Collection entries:
## start

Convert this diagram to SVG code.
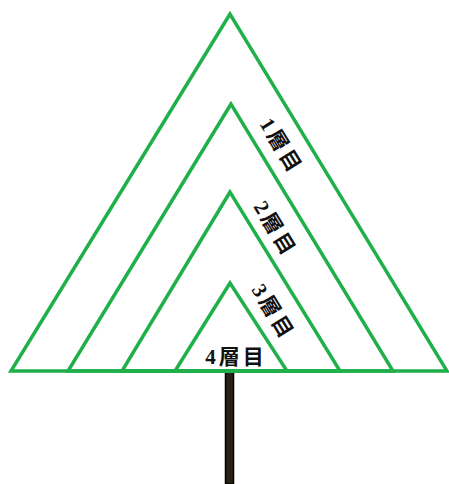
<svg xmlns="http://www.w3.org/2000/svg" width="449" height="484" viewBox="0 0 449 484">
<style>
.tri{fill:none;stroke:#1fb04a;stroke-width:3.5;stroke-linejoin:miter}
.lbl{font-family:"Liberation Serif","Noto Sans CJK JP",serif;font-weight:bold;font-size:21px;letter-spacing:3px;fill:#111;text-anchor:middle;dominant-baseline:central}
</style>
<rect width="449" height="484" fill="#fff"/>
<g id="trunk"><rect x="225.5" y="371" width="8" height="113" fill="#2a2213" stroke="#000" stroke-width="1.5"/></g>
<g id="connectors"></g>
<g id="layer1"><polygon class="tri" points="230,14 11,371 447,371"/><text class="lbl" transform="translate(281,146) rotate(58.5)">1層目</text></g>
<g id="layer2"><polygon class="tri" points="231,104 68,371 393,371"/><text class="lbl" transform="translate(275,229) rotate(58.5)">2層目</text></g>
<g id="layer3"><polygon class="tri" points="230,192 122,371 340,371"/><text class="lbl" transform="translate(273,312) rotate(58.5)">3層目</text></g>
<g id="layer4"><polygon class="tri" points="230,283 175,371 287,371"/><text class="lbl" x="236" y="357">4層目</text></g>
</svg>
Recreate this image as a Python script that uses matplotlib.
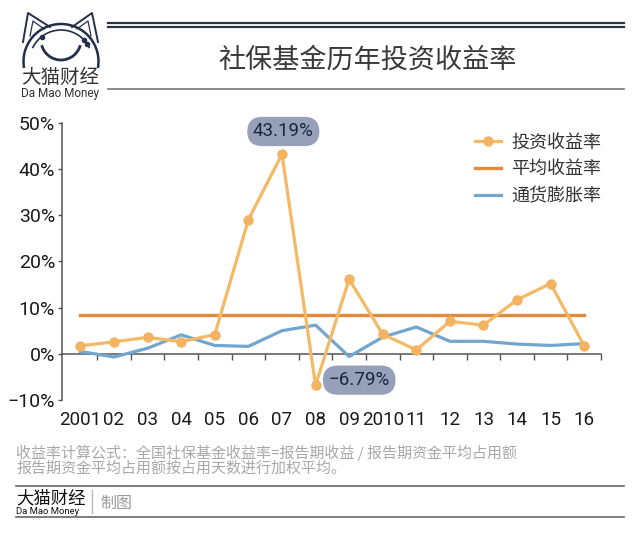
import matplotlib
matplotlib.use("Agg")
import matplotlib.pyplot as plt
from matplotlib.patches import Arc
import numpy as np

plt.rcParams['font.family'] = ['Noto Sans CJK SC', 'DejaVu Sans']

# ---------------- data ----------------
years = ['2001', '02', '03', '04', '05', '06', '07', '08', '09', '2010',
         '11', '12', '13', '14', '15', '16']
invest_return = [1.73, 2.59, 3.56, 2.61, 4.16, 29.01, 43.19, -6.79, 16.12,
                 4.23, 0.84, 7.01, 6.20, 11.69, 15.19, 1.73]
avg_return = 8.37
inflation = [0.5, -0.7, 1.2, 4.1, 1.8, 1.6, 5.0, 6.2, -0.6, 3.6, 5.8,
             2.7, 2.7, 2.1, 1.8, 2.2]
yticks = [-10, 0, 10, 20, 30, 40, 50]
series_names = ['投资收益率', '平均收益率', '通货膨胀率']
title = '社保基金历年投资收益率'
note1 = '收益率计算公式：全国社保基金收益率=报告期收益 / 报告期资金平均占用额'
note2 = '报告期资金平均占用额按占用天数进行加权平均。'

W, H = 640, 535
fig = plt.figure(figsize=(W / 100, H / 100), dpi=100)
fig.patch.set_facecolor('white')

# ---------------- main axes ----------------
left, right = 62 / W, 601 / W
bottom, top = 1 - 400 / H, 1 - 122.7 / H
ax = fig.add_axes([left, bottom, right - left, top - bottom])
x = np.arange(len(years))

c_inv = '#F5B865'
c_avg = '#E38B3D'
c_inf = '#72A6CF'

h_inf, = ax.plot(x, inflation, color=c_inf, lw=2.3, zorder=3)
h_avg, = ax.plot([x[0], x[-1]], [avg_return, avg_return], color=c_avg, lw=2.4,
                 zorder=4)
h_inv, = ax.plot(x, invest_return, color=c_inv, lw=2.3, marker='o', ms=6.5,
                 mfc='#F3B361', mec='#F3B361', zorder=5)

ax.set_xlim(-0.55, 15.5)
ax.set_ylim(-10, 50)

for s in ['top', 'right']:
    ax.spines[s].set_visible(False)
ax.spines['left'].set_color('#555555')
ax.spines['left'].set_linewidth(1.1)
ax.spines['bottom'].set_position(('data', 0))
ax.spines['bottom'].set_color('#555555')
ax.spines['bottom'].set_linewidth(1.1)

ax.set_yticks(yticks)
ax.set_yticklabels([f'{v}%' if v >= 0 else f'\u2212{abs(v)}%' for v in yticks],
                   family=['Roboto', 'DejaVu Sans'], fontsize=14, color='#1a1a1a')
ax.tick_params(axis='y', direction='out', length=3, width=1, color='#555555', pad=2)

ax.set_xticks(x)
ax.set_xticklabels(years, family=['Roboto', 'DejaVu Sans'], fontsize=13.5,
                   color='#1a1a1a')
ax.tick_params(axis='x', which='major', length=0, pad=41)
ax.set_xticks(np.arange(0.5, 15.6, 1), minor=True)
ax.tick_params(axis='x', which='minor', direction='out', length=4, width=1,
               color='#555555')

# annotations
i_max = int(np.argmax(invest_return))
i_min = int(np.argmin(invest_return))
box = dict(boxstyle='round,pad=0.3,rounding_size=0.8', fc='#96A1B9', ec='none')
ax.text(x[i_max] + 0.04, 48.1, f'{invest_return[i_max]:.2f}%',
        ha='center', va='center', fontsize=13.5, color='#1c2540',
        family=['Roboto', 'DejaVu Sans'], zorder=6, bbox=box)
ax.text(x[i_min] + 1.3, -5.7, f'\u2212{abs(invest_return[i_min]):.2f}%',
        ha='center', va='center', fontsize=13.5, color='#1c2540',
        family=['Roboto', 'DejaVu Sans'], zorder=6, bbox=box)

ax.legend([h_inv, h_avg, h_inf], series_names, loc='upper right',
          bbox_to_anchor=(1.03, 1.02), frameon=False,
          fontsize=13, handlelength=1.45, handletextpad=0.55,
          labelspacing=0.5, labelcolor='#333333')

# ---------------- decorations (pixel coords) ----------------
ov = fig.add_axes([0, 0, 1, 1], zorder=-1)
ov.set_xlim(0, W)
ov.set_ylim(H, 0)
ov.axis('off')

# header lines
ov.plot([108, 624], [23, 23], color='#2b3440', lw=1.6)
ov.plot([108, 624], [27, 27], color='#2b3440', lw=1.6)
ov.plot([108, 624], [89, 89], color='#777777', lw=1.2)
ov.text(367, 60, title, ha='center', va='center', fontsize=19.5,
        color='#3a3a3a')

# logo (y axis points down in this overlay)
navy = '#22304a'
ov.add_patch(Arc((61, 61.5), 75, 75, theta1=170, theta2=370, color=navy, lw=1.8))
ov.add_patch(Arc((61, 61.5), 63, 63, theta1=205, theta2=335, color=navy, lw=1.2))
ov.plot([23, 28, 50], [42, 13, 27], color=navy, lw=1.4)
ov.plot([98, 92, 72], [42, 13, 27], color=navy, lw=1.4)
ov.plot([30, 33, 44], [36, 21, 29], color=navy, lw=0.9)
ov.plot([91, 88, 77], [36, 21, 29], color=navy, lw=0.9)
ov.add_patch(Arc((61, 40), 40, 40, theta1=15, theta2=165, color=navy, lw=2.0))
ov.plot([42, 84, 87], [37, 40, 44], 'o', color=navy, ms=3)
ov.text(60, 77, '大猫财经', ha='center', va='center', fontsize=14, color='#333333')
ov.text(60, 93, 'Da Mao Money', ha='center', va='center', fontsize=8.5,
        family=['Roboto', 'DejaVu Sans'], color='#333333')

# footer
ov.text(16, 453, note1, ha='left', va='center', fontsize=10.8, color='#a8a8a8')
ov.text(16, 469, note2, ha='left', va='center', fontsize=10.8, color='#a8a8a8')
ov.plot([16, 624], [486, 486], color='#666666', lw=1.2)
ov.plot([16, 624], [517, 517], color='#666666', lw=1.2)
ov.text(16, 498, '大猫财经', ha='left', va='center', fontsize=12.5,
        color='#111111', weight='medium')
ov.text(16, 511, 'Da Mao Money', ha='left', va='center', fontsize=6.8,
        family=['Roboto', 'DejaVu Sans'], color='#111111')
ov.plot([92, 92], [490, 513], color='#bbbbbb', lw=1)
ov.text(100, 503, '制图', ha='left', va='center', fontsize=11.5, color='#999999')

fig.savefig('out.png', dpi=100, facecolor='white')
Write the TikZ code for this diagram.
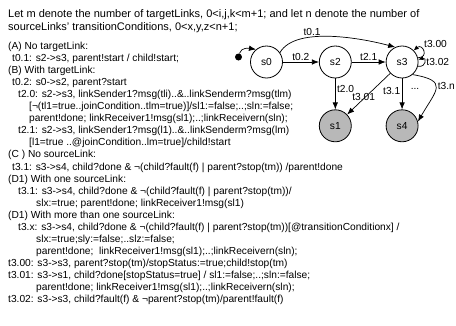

## end

EXERCISE DETAILS: Retype every entry verbatim and exclude the pictures from the copy.

REPLY TO THE EXERCISE:
Convert this diagram to SVG code.
<svg xmlns="http://www.w3.org/2000/svg" width="449" height="484" viewBox="0 0 449 484">
<style>
.tri{fill:none;stroke:#1fb04a;stroke-width:3.5;stroke-linejoin:miter}
.lbl{font-family:"Liberation Serif","Noto Sans CJK JP",serif;font-weight:bold;font-size:21px;letter-spacing:3px;fill:#111;text-anchor:middle;dominant-baseline:central}
</style>
<rect width="449" height="484" fill="#fff"/>
<g id="trunk"><rect x="225.5" y="371" width="8" height="113" fill="#2a2213" stroke="#000" stroke-width="1.5"/></g>
<g id="connectors"></g>
<g id="layer1"><polygon class="tri" points="230,14 11,371 447,371"/><text class="lbl" transform="translate(281,146) rotate(58.5)">1層目</text></g>
<g id="layer2"><polygon class="tri" points="231,104 68,371 393,371"/><text class="lbl" transform="translate(275,229) rotate(58.5)">2層目</text></g>
<g id="layer3"><polygon class="tri" points="230,192 122,371 340,371"/><text class="lbl" transform="translate(273,312) rotate(58.5)">3層目</text></g>
<g id="layer4"><polygon class="tri" points="230,283 175,371 287,371"/><text class="lbl" x="236" y="357">4層目</text></g>
</svg>
Recreate this image as a Python script that uses matplotlib.
import matplotlib
matplotlib.use("Agg")
import matplotlib.pyplot as plt
from matplotlib.patches import Arc
import numpy as np

plt.rcParams['font.family'] = ['Noto Sans CJK SC', 'DejaVu Sans']

# ---------------- data ----------------
years = ['2001', '02', '03', '04', '05', '06', '07', '08', '09', '2010',
         '11', '12', '13', '14', '15', '16']
invest_return = [1.73, 2.59, 3.56, 2.61, 4.16, 29.01, 43.19, -6.79, 16.12,
                 4.23, 0.84, 7.01, 6.20, 11.69, 15.19, 1.73]
avg_return = 8.37
inflation = [0.5, -0.7, 1.2, 4.1, 1.8, 1.6, 5.0, 6.2, -0.6, 3.6, 5.8,
             2.7, 2.7, 2.1, 1.8, 2.2]
yticks = [-10, 0, 10, 20, 30, 40, 50]
series_names = ['投资收益率', '平均收益率', '通货膨胀率']
title = '社保基金历年投资收益率'
note1 = '收益率计算公式：全国社保基金收益率=报告期收益 / 报告期资金平均占用额'
note2 = '报告期资金平均占用额按占用天数进行加权平均。'

W, H = 640, 535
fig = plt.figure(figsize=(W / 100, H / 100), dpi=100)
fig.patch.set_facecolor('white')

# ---------------- main axes ----------------
left, right = 62 / W, 601 / W
bottom, top = 1 - 400 / H, 1 - 122.7 / H
ax = fig.add_axes([left, bottom, right - left, top - bottom])
x = np.arange(len(years))

c_inv = '#F5B865'
c_avg = '#E38B3D'
c_inf = '#72A6CF'

h_inf, = ax.plot(x, inflation, color=c_inf, lw=2.3, zorder=3)
h_avg, = ax.plot([x[0], x[-1]], [avg_return, avg_return], color=c_avg, lw=2.4,
                 zorder=4)
h_inv, = ax.plot(x, invest_return, color=c_inv, lw=2.3, marker='o', ms=6.5,
                 mfc='#F3B361', mec='#F3B361', zorder=5)

ax.set_xlim(-0.55, 15.5)
ax.set_ylim(-10, 50)

for s in ['top', 'right']:
    ax.spines[s].set_visible(False)
ax.spines['left'].set_color('#555555')
ax.spines['left'].set_linewidth(1.1)
ax.spines['bottom'].set_position(('data', 0))
ax.spines['bottom'].set_color('#555555')
ax.spines['bottom'].set_linewidth(1.1)

ax.set_yticks(yticks)
ax.set_yticklabels([f'{v}%' if v >= 0 else f'\u2212{abs(v)}%' for v in yticks],
                   family=['Roboto', 'DejaVu Sans'], fontsize=14, color='#1a1a1a')
ax.tick_params(axis='y', direction='out', length=3, width=1, color='#555555', pad=2)

ax.set_xticks(x)
ax.set_xticklabels(years, family=['Roboto', 'DejaVu Sans'], fontsize=13.5,
                   color='#1a1a1a')
ax.tick_params(axis='x', which='major', length=0, pad=41)
ax.set_xticks(np.arange(0.5, 15.6, 1), minor=True)
ax.tick_params(axis='x', which='minor', direction='out', length=4, width=1,
               color='#555555')

# annotations
i_max = int(np.argmax(invest_return))
i_min = int(np.argmin(invest_return))
box = dict(boxstyle='round,pad=0.3,rounding_size=0.8', fc='#96A1B9', ec='none')
ax.text(x[i_max] + 0.04, 48.1, f'{invest_return[i_max]:.2f}%',
        ha='center', va='center', fontsize=13.5, color='#1c2540',
        family=['Roboto', 'DejaVu Sans'], zorder=6, bbox=box)
ax.text(x[i_min] + 1.3, -5.7, f'\u2212{abs(invest_return[i_min]):.2f}%',
        ha='center', va='center', fontsize=13.5, color='#1c2540',
        family=['Roboto', 'DejaVu Sans'], zorder=6, bbox=box)

ax.legend([h_inv, h_avg, h_inf], series_names, loc='upper right',
          bbox_to_anchor=(1.03, 1.02), frameon=False,
          fontsize=13, handlelength=1.45, handletextpad=0.55,
          labelspacing=0.5, labelcolor='#333333')

# ---------------- decorations (pixel coords) ----------------
ov = fig.add_axes([0, 0, 1, 1], zorder=-1)
ov.set_xlim(0, W)
ov.set_ylim(H, 0)
ov.axis('off')

# header lines
ov.plot([108, 624], [23, 23], color='#2b3440', lw=1.6)
ov.plot([108, 624], [27, 27], color='#2b3440', lw=1.6)
ov.plot([108, 624], [89, 89], color='#777777', lw=1.2)
ov.text(367, 60, title, ha='center', va='center', fontsize=19.5,
        color='#3a3a3a')

# logo (y axis points down in this overlay)
navy = '#22304a'
ov.add_patch(Arc((61, 61.5), 75, 75, theta1=170, theta2=370, color=navy, lw=1.8))
ov.add_patch(Arc((61, 61.5), 63, 63, theta1=205, theta2=335, color=navy, lw=1.2))
ov.plot([23, 28, 50], [42, 13, 27], color=navy, lw=1.4)
ov.plot([98, 92, 72], [42, 13, 27], color=navy, lw=1.4)
ov.plot([30, 33, 44], [36, 21, 29], color=navy, lw=0.9)
ov.plot([91, 88, 77], [36, 21, 29], color=navy, lw=0.9)
ov.add_patch(Arc((61, 40), 40, 40, theta1=15, theta2=165, color=navy, lw=2.0))
ov.plot([42, 84, 87], [37, 40, 44], 'o', color=navy, ms=3)
ov.text(60, 77, '大猫财经', ha='center', va='center', fontsize=14, color='#333333')
ov.text(60, 93, 'Da Mao Money', ha='center', va='center', fontsize=8.5,
        family=['Roboto', 'DejaVu Sans'], color='#333333')

# footer
ov.text(16, 453, note1, ha='left', va='center', fontsize=10.8, color='#a8a8a8')
ov.text(16, 469, note2, ha='left', va='center', fontsize=10.8, color='#a8a8a8')
ov.plot([16, 624], [486, 486], color='#666666', lw=1.2)
ov.plot([16, 624], [517, 517], color='#666666', lw=1.2)
ov.text(16, 498, '大猫财经', ha='left', va='center', fontsize=12.5,
        color='#111111', weight='medium')
ov.text(16, 511, 'Da Mao Money', ha='left', va='center', fontsize=6.8,
        family=['Roboto', 'DejaVu Sans'], color='#111111')
ov.plot([92, 92], [490, 513], color='#bbbbbb', lw=1)
ov.text(100, 503, '制图', ha='left', va='center', fontsize=11.5, color='#999999')

fig.savefig('out.png', dpi=100, facecolor='white')
Write the TikZ code for this diagram.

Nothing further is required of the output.